Setelah kejadian tersebut, Yusuf sempat diselamatkan dan dibawa ke rumah sakit. Di Rumah Sakit Bahteramas, Kendari, Yusuf bertahan beberapa jam dengan luka serius di kepala.
Kepala Bidang Humas Polda Sultra Komisaris Besar Ferry Walintukan beberapa waktu lalu menyampaikan, pihaknya saat ini terus menyelidiki tewasnya Yusuf Kardawi. Namun, aparat kesulitan memenuhi alat bukti dan saksi yang melihat langsung peristiwa meninggalnya Yusuf.
Sementara itu, dalam aksi mengenang tiga tahun kematian Randi dan Yusuf tahun 2022 lalu, Direktur Reserse Kriminal Umum Polda Sultra Komisaris Besar I Wayan Riko mengakui, kasus kematian Yusuf masih gelap. Penyebabnya, belum ada alat bukti yang menunjukkan bahwa kematian mahasiswa ini masuk ranah pidana.
”Sejauh ini baru ada keterangan dokter yang menjelaskan ada luka tidak beraturan di kepala korban. Itu, kan, harus diketahui apakah kena kayu, batu, terjatuh, atau seperti apa?” katanya.
KOMPAS/SAIFUL RIJAL YUNUS
Massa dari sejumlah kelompok mahasiswa bentrok dengan aparat saat melakukan aksi di Mapolda Sultra pada Senin (27/9/2021). Mereka menuntut polisi mengusut kematian Randi dan Yusuf secara jelas.
Hingga saat itu, 19 saksi telah diperiksa untuk mencari unsur pidana dari kasus tersebut. Namun, belum ada keterangan kuat yang menyebutkan Yusuf meninggal karena tindakan seseorang.
Salah satu hal utama yang membuat kasus ini semakin sulit adalah keluarga korban tidak mengizinkan otopsi jenazah. Padahal, otopsi bisa menjadi dasar awal untuk menelusuri kasus ini hingga terungkap jelas.
”Kasus ini tidak pernah ditutup, tapi memang masih dalam penyelidikan. Kalau keluarga korban bersedia (dilakukan) otopsi, kami sangat mendukung. Sama halnya jika ada keterangan saksi, silakan datang untuk memberikan kesaksian,” ucapnya.
Dihubungi terpisah, Wakil Koordinator Bidang Eksternal Kontras Andi Muhammad Rezaldy menilai, aparat kepolisian tidak serius dan tampak abai dari kewajibannya untuk mengungkap kasus ini. Sebab, sudah empat tahun berlalu, kasus ini tak kunjung tuntas.
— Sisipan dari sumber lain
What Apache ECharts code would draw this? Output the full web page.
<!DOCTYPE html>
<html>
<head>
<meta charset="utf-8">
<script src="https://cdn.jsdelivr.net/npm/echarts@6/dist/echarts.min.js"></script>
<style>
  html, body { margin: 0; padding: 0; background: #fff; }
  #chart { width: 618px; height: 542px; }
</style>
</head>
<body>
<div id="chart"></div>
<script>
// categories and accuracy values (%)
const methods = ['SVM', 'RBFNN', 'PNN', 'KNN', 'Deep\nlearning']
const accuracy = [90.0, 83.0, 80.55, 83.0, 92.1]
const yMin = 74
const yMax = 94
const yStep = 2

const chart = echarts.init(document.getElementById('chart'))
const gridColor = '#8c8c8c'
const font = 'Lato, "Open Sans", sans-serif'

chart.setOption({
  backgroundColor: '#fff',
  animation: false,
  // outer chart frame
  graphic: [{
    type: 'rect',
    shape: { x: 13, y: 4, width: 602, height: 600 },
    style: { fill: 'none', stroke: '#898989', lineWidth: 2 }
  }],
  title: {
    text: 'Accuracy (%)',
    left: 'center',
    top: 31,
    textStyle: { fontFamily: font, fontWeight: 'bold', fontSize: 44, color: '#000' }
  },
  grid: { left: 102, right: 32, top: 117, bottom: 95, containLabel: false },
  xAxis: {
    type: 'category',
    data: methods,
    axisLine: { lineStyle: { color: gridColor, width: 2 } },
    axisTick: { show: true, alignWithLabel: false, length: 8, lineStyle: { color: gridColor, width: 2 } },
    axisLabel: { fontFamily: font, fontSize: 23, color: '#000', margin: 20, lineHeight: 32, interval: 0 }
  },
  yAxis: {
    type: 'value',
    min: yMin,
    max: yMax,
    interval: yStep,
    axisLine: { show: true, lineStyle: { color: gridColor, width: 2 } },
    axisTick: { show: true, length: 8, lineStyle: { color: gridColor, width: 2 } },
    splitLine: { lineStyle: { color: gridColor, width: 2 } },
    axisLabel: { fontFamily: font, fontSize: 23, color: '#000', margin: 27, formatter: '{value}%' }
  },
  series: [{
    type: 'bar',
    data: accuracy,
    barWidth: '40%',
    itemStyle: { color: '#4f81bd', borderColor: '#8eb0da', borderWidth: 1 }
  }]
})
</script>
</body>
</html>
Dengan kewenangan yang dimiliki dan kelengkapan alat penyidikan yang memadai, seharusnya kasus ini mudah untuk dibongkar.
Selain harus menyelesaikan kasus ini secara tuntas, Polri juga harus melakukan evaluasi dan pengawasan yang ketat terhadap setiap anggotanya di lapangan. Utamanya, dalam penggunaan kekuatan ataupun senjata api. Tidak hanya itu, kepolisian juga tidak menoleransi tindakan anggotanya yang menggunakan kekuatan secara berlebihan dan tidak sesuai dengan prinsip proporsionalitas.
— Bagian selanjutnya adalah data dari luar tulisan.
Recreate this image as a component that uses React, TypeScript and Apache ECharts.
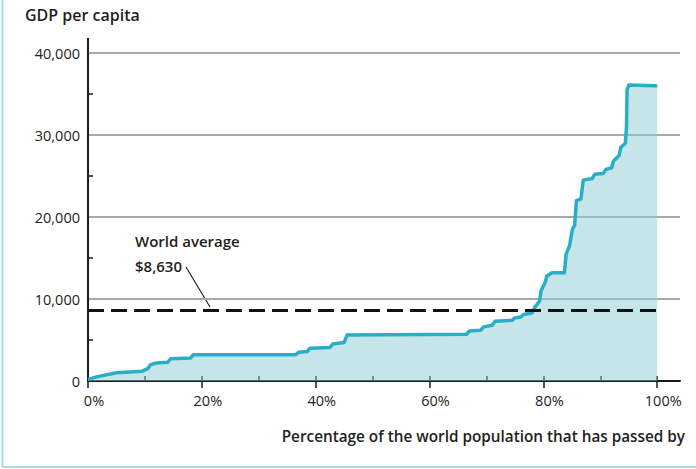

”Polri juga harus melakukan pemeriksaan dan audit senjata api dan amunisi secara berkala yang digunakan oleh anggotanya di lapangan sebagai bentuk tindakan preventif atas peristiwa lain yang dapat terjadi ke depan. Saya kira itu yang bisa dilakukan agar ’dosa’ polisi bisa terhapuskan,” tuturnya, Senin (25/9/2023).
Sepanjang 2022, Komisi Nasional Hak Asasi Manusia menerima 3.190 aduan dari masyarakat. Instansi yang paling banyak diadukan adalah Polri, sekitar 27 persen dari aduan yang diterima atau 861 aduan.
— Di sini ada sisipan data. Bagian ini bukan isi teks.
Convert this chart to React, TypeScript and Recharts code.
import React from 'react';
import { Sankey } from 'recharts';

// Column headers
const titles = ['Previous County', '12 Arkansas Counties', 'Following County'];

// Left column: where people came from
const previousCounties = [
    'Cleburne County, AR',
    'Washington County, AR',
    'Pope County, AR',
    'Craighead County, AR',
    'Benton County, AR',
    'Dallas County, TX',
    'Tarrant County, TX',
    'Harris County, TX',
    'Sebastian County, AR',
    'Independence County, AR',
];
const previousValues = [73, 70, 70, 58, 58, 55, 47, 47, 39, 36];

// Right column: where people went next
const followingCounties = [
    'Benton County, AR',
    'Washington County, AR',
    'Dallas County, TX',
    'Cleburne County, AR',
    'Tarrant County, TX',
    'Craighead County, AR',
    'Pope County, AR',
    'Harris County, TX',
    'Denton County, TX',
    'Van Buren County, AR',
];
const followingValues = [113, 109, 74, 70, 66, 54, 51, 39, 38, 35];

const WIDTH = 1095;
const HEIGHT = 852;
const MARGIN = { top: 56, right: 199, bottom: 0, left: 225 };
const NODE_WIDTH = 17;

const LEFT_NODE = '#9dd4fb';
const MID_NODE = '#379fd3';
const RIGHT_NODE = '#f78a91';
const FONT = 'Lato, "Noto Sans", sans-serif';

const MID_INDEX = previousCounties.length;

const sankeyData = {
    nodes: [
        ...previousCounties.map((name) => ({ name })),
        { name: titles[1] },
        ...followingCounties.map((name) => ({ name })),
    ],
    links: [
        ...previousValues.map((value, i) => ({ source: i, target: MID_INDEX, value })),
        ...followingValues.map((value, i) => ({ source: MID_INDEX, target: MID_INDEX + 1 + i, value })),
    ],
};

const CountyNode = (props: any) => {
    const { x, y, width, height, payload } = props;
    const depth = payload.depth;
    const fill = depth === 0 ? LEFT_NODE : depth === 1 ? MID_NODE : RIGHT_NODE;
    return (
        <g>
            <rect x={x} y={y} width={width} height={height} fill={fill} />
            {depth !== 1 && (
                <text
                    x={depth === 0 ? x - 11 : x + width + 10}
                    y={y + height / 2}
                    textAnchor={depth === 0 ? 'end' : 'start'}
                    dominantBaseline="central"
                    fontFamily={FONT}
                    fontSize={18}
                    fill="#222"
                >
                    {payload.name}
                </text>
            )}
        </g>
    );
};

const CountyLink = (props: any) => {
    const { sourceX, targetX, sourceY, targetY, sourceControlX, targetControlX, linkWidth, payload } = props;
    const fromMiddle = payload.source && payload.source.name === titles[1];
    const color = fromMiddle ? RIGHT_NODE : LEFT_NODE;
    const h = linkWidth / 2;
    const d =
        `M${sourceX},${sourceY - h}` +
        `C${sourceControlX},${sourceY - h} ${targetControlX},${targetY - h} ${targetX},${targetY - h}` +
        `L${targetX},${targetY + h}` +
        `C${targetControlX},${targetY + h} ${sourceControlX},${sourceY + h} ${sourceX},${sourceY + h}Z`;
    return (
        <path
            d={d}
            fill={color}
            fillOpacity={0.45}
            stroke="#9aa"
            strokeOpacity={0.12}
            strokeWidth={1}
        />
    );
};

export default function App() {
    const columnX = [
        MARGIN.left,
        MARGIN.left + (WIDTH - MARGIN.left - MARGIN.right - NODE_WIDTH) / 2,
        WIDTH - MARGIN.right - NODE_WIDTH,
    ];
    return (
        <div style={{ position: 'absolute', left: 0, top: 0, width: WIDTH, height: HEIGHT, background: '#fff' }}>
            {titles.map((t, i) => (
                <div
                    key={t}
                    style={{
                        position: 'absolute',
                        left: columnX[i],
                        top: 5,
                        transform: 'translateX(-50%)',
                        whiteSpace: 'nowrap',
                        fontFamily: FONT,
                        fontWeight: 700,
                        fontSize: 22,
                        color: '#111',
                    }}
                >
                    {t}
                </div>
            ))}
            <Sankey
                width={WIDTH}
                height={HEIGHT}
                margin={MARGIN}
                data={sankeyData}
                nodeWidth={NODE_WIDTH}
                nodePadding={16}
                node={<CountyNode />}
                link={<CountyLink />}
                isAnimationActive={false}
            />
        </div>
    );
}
Ketua Komnas HAM Atnike Nova Sigiro, dalam acara Peluncuran Laporan Tahunan 2022, Rabu (12/4/2023), mengatakan, selain banyak dari sisi kuantitas, kekerasan berlebihan yang dilakukan Polri juga menjadi kasus yang menonjol selama tahun 2022. ”Kekerasan Polri kepada warga Wadas (Jawa Tengah) dan Tragedi Kanjuruhan (Jawa Timur) termasuk kasus-kasus yang mendapat perhatian masyarakat,” kata Atnike.
Berdasarkan catatan Kompas, banyak pengaduan pelanggaran HAM oleh Polri yang diterima Komnas HAM beberapa tahun terakhir. Tahun 2021, dari 2.721 pengaduan, 24,3 persen merupakan kasus pengaduan terhadap instansi Polri. Pada 2020, dari 2.841 kasus, kembali Polri mendapat peringkat teratas dengan jumlah aduan 758 kasus atau 26,7 persen. Demikian juga pada 2019, Polri berada di posisi teratas dengan 744 kasus.
Ramlan melanjutkan, seperti orang lain di luar sana, ia dan keluarga besar tentu masih berharap kasus ini terbuka seterang-terangnya. Tidak hanya itu, pelaku dari kejadian yang menewaskan anaknya tersebut agar dihukum seberat-beratnya.
”Terkait otopsi memang belum kami persilakan. Kami orang Muna, pantang yang sudah dimakamkan diganggu lagi. Yang jelas, kami menaruh harapan besar di kepolisian untuk mengungkap kasus ini,” ujarnya.
KOMPAS/RADITYA HELABUMI
Penyidik KPK, Novel Baswedan; istri almarhum Munir, Suciwati; dan Koordinator Kontras Yati Andriyani (dari kiri ke kanan) turut memberi dukungan kepada orangtua almarhum Randi dan Yusuf Kardawi di Gedung Merah Putih KPK, Jakarta, setelah bertemu dengan pimpinan KPK, Kamis (12/12/2019).